Taker, Giver, Matcher - Distribution across performance levels

As you can see, givers are more rare than takers and matchers, and have dramatically different performance results. While low-performing givers say yes to everything at the expense of their own work, which has a negative impact on their time management, project delivery, communication, and execution in general, smart givers take into account what is best for the organization, not only what is best for the person asking for help. As a result, they are highly valued and manage to both be helpful to their colleagues while positively impacting their organization.

In addition, givers may get more support from fellow colleagues on their way up to success. “There’s something distinctive that happens when givers succeed: it spreads and cascades. When takers win, there’s usually someone else who loses. Research shows that people tend to envy successful takers and look for ways to knock them down a notch. In contrast, when givers (…) win, people are rooting for them and supporting them, rather than gunning for them. Givers succeed in a way that creates a ripple effect, enhancing the success of people around them.”

In essence, successful givers generate win-win-win situations, where they succeed, their colleagues are elevated, and the company performs better. Since givers can end up either at the lowest or the highest levels of performance, how can you make sure you are one of the most successful givers?

How to be a smart giver

If your goal is moderate success, you can decide to act like a taker or a matcher. But if you want to be part of the top performing members of your organization, or to have a positive impact on the world and foster win-win-win relationships with people around you, you may want to try to become a smart giver.

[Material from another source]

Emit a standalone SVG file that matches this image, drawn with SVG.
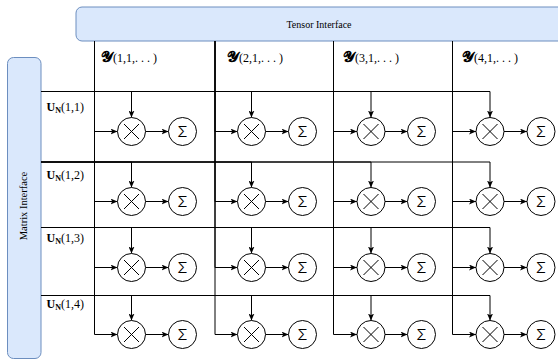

  • Change your mindset. Consider the lens through which you are viewing your job and your relationships with friends and family. For your professional context, ask yourself who exactly is affected by your work? How do your choices impact the experience of colleagues and customers? How can you align your decisions so when you win, everyone wins? Instead of being self-focused like a taker or transactional like a matcher, think of an expanding pie where everyone can benefit from your success.
  • Help wisely. A problem low-performance givers face is the lack of focus on the way they give. Tracking your impact does not mean you need to become a taker and only help when it benefits you, nor that you need to become a matcher and only help when you receive equal value in return. Rather, it means that you need to make sure you are helping achieve goals that are beneficial in general, not only to the person you are helping. Ask yourself: is this good for the company, for the customers, for the team? In a personal context, ask: is this good for our group of friends, our family, or our relationship in general? If the answer is no, try to brainstorm a better solution.
  • Track your impact. From time to time, block some time for self-reflection to look back at past times you have helped, and what the outcome was. In the end, who benefitted from your help? Was it just one person, who may have been a taker? Or did your help have a wider positive impact, which justifies the time and energy you spent to provide your support? If you feel like your impact wasn’t as positive as you expected, try to think of the factors at play, and how you can be wiser next time you are asked for help so your involvement can be as beneficial as possible.

These strategies can be helpful for anyone, but especially for low-performing givers who are spending too much time and energy on providing scattered support which negatively impact their own work and relationships. Wherever you are on the spectrum of reciprocity styles, remember that it is a choice: you can practice wise generosity to become a smart giver and create a positive ripple effect around yourself.